Supplied information
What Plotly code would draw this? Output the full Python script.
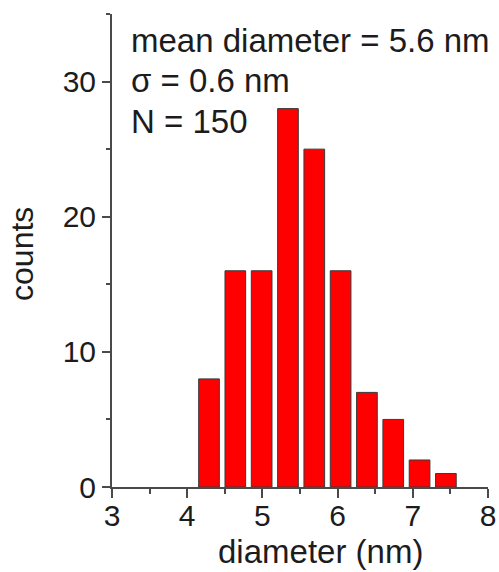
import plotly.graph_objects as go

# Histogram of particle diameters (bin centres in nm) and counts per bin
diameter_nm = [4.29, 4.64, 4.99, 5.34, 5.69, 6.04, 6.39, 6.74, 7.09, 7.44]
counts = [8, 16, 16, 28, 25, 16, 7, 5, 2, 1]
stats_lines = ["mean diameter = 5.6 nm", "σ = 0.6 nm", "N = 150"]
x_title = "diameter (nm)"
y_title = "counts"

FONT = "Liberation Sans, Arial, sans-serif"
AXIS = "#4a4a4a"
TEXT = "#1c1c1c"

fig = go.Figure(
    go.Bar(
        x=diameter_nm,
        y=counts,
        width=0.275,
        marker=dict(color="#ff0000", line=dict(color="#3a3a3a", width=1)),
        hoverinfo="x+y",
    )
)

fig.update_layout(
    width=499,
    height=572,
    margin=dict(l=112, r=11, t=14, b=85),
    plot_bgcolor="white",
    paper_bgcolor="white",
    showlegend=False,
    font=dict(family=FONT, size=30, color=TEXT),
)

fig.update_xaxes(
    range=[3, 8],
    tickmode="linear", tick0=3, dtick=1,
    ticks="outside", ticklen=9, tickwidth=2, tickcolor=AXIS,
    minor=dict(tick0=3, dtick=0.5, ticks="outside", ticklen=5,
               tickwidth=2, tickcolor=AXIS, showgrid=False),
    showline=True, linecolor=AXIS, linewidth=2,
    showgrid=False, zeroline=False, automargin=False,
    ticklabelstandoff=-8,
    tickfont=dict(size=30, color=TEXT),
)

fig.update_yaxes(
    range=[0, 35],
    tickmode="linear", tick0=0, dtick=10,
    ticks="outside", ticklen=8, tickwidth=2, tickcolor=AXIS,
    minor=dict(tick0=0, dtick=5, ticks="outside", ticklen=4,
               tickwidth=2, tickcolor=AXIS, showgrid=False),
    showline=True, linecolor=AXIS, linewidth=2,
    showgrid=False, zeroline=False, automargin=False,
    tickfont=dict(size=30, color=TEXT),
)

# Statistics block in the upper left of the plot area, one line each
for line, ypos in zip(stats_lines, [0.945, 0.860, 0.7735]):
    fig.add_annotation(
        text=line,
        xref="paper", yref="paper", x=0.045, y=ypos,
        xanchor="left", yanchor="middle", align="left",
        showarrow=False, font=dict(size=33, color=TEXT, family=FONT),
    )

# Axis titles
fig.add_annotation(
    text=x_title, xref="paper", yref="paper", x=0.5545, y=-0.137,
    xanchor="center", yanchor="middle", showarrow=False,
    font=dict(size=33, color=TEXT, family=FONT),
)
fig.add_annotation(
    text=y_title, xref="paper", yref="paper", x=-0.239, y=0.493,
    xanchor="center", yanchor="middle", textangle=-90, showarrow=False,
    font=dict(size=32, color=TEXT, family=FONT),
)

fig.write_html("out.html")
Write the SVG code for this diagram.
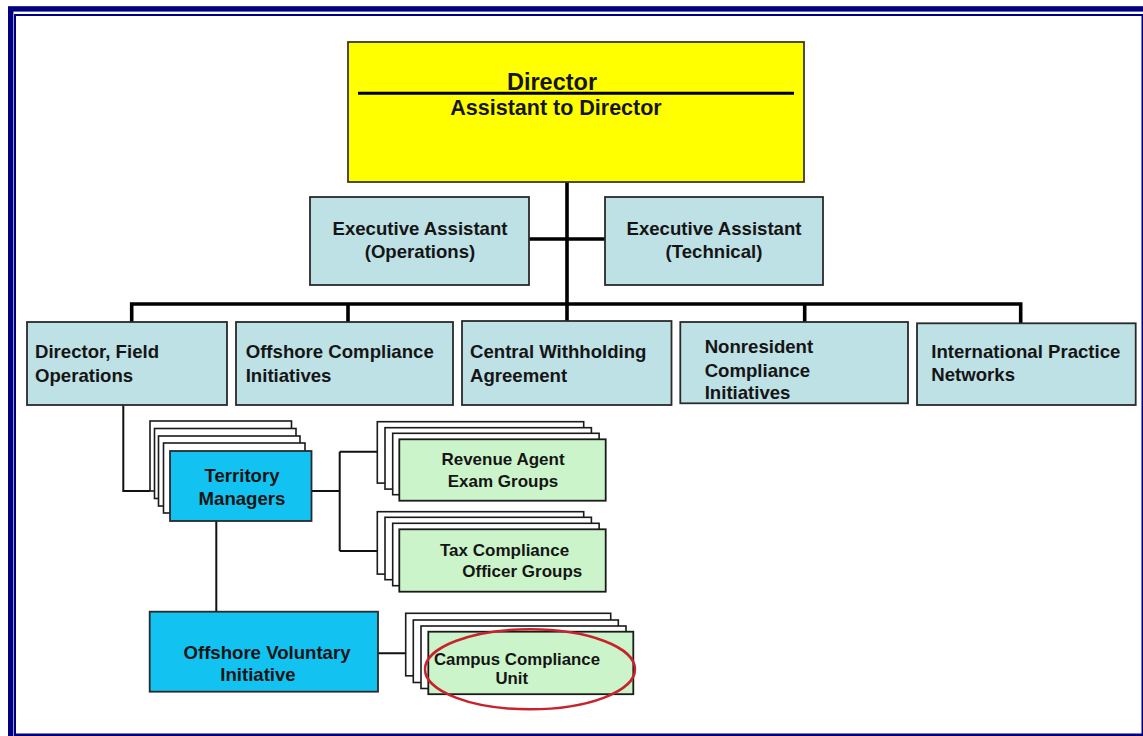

Problem statement
Gather from the data above every line with the string "this".

Answer
What Plotly code would draw this? Output the full Python script.
Write the SVG code for this diagram.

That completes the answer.